→ Work to be completed: Omit all images. Write out the rest of the material exactly.

## BEGIN

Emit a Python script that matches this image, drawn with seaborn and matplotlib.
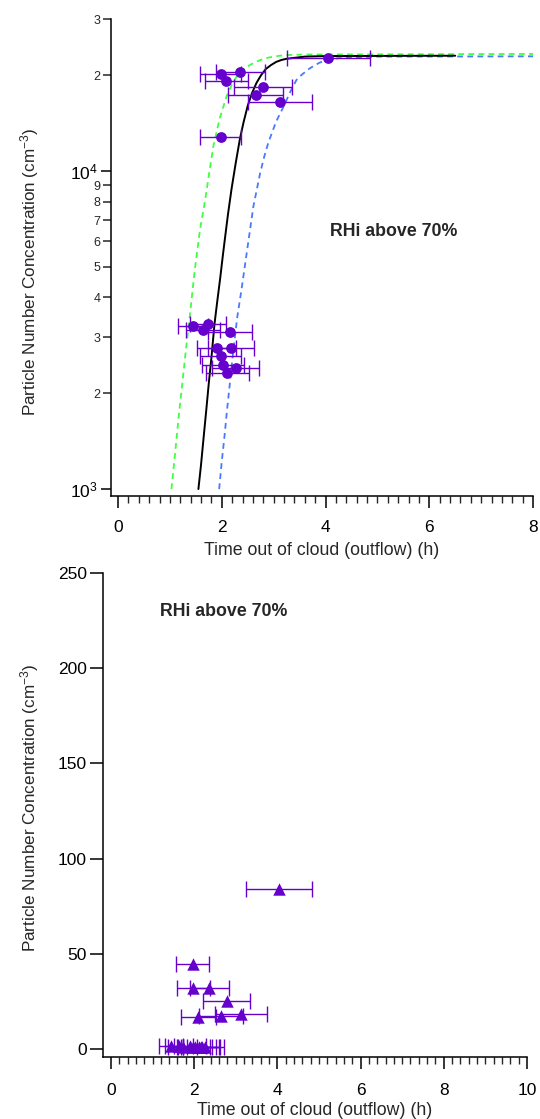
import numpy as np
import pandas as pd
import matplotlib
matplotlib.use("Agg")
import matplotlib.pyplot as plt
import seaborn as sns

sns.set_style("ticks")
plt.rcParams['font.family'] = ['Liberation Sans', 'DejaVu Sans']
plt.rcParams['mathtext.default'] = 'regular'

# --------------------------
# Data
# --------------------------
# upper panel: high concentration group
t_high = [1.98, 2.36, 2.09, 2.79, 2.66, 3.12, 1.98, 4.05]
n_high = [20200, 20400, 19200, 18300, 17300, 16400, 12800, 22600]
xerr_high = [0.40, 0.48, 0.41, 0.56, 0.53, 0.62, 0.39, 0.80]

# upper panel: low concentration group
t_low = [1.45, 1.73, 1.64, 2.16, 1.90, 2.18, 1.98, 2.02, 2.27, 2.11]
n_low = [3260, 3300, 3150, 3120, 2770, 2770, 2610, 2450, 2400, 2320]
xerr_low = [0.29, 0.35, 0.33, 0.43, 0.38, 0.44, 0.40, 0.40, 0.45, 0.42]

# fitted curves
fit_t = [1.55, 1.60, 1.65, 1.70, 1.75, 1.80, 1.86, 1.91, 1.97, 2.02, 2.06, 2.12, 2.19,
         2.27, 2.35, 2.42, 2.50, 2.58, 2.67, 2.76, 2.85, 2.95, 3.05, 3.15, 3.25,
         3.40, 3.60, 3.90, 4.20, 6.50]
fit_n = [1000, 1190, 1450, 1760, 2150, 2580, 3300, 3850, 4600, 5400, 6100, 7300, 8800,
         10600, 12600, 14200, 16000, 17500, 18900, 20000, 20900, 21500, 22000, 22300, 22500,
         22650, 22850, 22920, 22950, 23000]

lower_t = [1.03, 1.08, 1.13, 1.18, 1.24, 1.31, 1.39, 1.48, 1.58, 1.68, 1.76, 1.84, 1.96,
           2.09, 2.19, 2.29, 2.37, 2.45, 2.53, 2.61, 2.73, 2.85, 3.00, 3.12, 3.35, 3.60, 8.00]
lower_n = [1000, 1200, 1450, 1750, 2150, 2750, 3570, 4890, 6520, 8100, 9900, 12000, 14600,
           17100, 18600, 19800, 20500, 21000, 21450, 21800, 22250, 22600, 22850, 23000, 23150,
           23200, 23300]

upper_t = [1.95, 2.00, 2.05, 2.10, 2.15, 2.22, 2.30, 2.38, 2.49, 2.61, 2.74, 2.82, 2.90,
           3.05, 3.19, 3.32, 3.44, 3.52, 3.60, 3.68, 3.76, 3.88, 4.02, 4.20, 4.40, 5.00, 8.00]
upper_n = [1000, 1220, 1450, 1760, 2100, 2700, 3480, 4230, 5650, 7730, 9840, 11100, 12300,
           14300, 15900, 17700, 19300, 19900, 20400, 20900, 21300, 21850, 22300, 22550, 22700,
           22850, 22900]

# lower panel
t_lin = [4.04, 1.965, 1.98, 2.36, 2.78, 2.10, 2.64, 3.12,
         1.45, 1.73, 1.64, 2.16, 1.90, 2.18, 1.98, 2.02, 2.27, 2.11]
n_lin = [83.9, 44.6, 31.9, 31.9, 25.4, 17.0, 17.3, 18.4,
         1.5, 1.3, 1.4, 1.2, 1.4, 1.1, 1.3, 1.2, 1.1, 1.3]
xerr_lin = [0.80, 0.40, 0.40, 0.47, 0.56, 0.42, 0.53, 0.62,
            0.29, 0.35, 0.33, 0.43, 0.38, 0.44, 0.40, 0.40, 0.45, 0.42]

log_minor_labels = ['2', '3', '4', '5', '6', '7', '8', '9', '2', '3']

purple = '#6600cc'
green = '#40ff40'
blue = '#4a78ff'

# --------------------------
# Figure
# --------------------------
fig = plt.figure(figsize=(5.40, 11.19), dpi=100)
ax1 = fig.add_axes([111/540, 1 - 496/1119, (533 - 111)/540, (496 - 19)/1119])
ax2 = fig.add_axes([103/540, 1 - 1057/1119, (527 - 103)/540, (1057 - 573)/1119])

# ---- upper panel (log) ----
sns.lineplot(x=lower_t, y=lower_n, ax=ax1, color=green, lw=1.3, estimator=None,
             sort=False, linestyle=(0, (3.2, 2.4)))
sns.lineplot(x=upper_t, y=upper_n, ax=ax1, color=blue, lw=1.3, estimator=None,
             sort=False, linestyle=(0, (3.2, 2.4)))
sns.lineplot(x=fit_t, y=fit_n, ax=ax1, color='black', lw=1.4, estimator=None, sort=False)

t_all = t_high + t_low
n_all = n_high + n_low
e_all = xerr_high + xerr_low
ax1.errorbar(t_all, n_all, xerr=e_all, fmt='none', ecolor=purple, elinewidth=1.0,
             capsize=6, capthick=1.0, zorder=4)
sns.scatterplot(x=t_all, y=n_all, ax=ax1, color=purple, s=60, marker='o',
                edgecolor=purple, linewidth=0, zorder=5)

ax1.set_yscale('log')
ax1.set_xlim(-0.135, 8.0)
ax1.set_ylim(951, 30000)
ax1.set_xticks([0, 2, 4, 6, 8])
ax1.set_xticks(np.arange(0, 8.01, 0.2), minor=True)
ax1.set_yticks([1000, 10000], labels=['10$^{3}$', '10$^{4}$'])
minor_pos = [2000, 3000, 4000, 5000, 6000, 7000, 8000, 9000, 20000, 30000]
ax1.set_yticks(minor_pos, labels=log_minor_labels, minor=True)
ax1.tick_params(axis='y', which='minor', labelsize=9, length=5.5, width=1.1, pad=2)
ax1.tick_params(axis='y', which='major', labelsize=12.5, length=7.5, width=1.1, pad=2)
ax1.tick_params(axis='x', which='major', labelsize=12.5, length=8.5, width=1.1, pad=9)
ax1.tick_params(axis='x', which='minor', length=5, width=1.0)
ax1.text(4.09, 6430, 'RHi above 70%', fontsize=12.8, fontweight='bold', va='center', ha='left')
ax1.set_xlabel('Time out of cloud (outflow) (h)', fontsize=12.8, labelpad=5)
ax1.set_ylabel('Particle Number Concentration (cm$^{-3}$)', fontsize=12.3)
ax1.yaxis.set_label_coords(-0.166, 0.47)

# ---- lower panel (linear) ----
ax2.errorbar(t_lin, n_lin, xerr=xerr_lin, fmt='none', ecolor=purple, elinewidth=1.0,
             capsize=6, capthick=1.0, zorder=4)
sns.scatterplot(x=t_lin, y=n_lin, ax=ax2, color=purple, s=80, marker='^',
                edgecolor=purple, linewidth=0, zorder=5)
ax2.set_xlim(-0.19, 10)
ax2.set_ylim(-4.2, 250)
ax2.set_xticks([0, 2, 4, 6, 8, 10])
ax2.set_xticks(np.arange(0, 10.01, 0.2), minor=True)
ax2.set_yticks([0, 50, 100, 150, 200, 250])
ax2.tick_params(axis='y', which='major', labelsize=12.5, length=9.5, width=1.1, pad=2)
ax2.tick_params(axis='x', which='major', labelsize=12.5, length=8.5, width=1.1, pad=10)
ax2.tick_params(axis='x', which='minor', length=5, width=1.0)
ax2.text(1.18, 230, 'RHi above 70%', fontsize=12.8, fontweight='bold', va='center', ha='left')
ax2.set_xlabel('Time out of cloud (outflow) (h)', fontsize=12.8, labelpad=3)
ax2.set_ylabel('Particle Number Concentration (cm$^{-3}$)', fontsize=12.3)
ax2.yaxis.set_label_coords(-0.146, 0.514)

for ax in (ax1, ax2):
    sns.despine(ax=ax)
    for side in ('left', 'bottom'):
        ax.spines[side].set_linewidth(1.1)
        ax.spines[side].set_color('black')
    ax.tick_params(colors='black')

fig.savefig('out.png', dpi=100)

## END

→ Result below:
Emit a Python script that matches this image, drawn with seaborn and matplotlib.
import numpy as np
import pandas as pd
import matplotlib
matplotlib.use("Agg")
import matplotlib.pyplot as plt
import seaborn as sns

sns.set_style("ticks")
plt.rcParams['font.family'] = ['Liberation Sans', 'DejaVu Sans']
plt.rcParams['mathtext.default'] = 'regular'

# --------------------------
# Data
# --------------------------
# upper panel: high concentration group
t_high = [1.98, 2.36, 2.09, 2.79, 2.66, 3.12, 1.98, 4.05]
n_high = [20200, 20400, 19200, 18300, 17300, 16400, 12800, 22600]
xerr_high = [0.40, 0.48, 0.41, 0.56, 0.53, 0.62, 0.39, 0.80]

# upper panel: low concentration group
t_low = [1.45, 1.73, 1.64, 2.16, 1.90, 2.18, 1.98, 2.02, 2.27, 2.11]
n_low = [3260, 3300, 3150, 3120, 2770, 2770, 2610, 2450, 2400, 2320]
xerr_low = [0.29, 0.35, 0.33, 0.43, 0.38, 0.44, 0.40, 0.40, 0.45, 0.42]

# fitted curves
fit_t = [1.55, 1.60, 1.65, 1.70, 1.75, 1.80, 1.86, 1.91, 1.97, 2.02, 2.06, 2.12, 2.19,
         2.27, 2.35, 2.42, 2.50, 2.58, 2.67, 2.76, 2.85, 2.95, 3.05, 3.15, 3.25,
         3.40, 3.60, 3.90, 4.20, 6.50]
fit_n = [1000, 1190, 1450, 1760, 2150, 2580, 3300, 3850, 4600, 5400, 6100, 7300, 8800,
         10600, 12600, 14200, 16000, 17500, 18900, 20000, 20900, 21500, 22000, 22300, 22500,
         22650, 22850, 22920, 22950, 23000]

lower_t = [1.03, 1.08, 1.13, 1.18, 1.24, 1.31, 1.39, 1.48, 1.58, 1.68, 1.76, 1.84, 1.96,
           2.09, 2.19, 2.29, 2.37, 2.45, 2.53, 2.61, 2.73, 2.85, 3.00, 3.12, 3.35, 3.60, 8.00]
lower_n = [1000, 1200, 1450, 1750, 2150, 2750, 3570, 4890, 6520, 8100, 9900, 12000, 14600,
           17100, 18600, 19800, 20500, 21000, 21450, 21800, 22250, 22600, 22850, 23000, 23150,
           23200, 23300]

upper_t = [1.95, 2.00, 2.05, 2.10, 2.15, 2.22, 2.30, 2.38, 2.49, 2.61, 2.74, 2.82, 2.90,
           3.05, 3.19, 3.32, 3.44, 3.52, 3.60, 3.68, 3.76, 3.88, 4.02, 4.20, 4.40, 5.00, 8.00]
upper_n = [1000, 1220, 1450, 1760, 2100, 2700, 3480, 4230, 5650, 7730, 9840, 11100, 12300,
           14300, 15900, 17700, 19300, 19900, 20400, 20900, 21300, 21850, 22300, 22550, 22700,
           22850, 22900]

# lower panel
t_lin = [4.04, 1.965, 1.98, 2.36, 2.78, 2.10, 2.64, 3.12,
         1.45, 1.73, 1.64, 2.16, 1.90, 2.18, 1.98, 2.02, 2.27, 2.11]
n_lin = [83.9, 44.6, 31.9, 31.9, 25.4, 17.0, 17.3, 18.4,
         1.5, 1.3, 1.4, 1.2, 1.4, 1.1, 1.3, 1.2, 1.1, 1.3]
xerr_lin = [0.80, 0.40, 0.40, 0.47, 0.56, 0.42, 0.53, 0.62,
            0.29, 0.35, 0.33, 0.43, 0.38, 0.44, 0.40, 0.40, 0.45, 0.42]

log_minor_labels = ['2', '3', '4', '5', '6', '7', '8', '9', '2', '3']

purple = '#6600cc'
green = '#40ff40'
blue = '#4a78ff'

# --------------------------
# Figure
# --------------------------
fig = plt.figure(figsize=(5.40, 11.19), dpi=100)
ax1 = fig.add_axes([111/540, 1 - 496/1119, (533 - 111)/540, (496 - 19)/1119])
ax2 = fig.add_axes([103/540, 1 - 1057/1119, (527 - 103)/540, (1057 - 573)/1119])

# ---- upper panel (log) ----
sns.lineplot(x=lower_t, y=lower_n, ax=ax1, color=green, lw=1.3, estimator=None,
             sort=False, linestyle=(0, (3.2, 2.4)))
sns.lineplot(x=upper_t, y=upper_n, ax=ax1, color=blue, lw=1.3, estimator=None,
             sort=False, linestyle=(0, (3.2, 2.4)))
sns.lineplot(x=fit_t, y=fit_n, ax=ax1, color='black', lw=1.4, estimator=None, sort=False)

t_all = t_high + t_low
n_all = n_high + n_low
e_all = xerr_high + xerr_low
ax1.errorbar(t_all, n_all, xerr=e_all, fmt='none', ecolor=purple, elinewidth=1.0,
             capsize=6, capthick=1.0, zorder=4)
sns.scatterplot(x=t_all, y=n_all, ax=ax1, color=purple, s=60, marker='o',
                edgecolor=purple, linewidth=0, zorder=5)

ax1.set_yscale('log')
ax1.set_xlim(-0.135, 8.0)
ax1.set_ylim(951, 30000)
ax1.set_xticks([0, 2, 4, 6, 8])
ax1.set_xticks(np.arange(0, 8.01, 0.2), minor=True)
ax1.set_yticks([1000, 10000], labels=['10$^{3}$', '10$^{4}$'])
minor_pos = [2000, 3000, 4000, 5000, 6000, 7000, 8000, 9000, 20000, 30000]
ax1.set_yticks(minor_pos, labels=log_minor_labels, minor=True)
ax1.tick_params(axis='y', which='minor', labelsize=9, length=5.5, width=1.1, pad=2)
ax1.tick_params(axis='y', which='major', labelsize=12.5, length=7.5, width=1.1, pad=2)
ax1.tick_params(axis='x', which='major', labelsize=12.5, length=8.5, width=1.1, pad=9)
ax1.tick_params(axis='x', which='minor', length=5, width=1.0)
ax1.text(4.09, 6430, 'RHi above 70%', fontsize=12.8, fontweight='bold', va='center', ha='left')
ax1.set_xlabel('Time out of cloud (outflow) (h)', fontsize=12.8, labelpad=5)
ax1.set_ylabel('Particle Number Concentration (cm$^{-3}$)', fontsize=12.3)
ax1.yaxis.set_label_coords(-0.166, 0.47)

# ---- lower panel (linear) ----
ax2.errorbar(t_lin, n_lin, xerr=xerr_lin, fmt='none', ecolor=purple, elinewidth=1.0,
             capsize=6, capthick=1.0, zorder=4)
sns.scatterplot(x=t_lin, y=n_lin, ax=ax2, color=purple, s=80, marker='^',
                edgecolor=purple, linewidth=0, zorder=5)
ax2.set_xlim(-0.19, 10)
ax2.set_ylim(-4.2, 250)
ax2.set_xticks([0, 2, 4, 6, 8, 10])
ax2.set_xticks(np.arange(0, 10.01, 0.2), minor=True)
ax2.set_yticks([0, 50, 100, 150, 200, 250])
ax2.tick_params(axis='y', which='major', labelsize=12.5, length=9.5, width=1.1, pad=2)
ax2.tick_params(axis='x', which='major', labelsize=12.5, length=8.5, width=1.1, pad=10)
ax2.tick_params(axis='x', which='minor', length=5, width=1.0)
ax2.text(1.18, 230, 'RHi above 70%', fontsize=12.8, fontweight='bold', va='center', ha='left')
ax2.set_xlabel('Time out of cloud (outflow) (h)', fontsize=12.8, labelpad=3)
ax2.set_ylabel('Particle Number Concentration (cm$^{-3}$)', fontsize=12.3)
ax2.yaxis.set_label_coords(-0.146, 0.514)

for ax in (ax1, ax2):
    sns.despine(ax=ax)
    for side in ('left', 'bottom'):
        ax.spines[side].set_linewidth(1.1)
        ax.spines[side].set_color('black')
    ax.tick_params(colors='black')

fig.savefig('out.png', dpi=100)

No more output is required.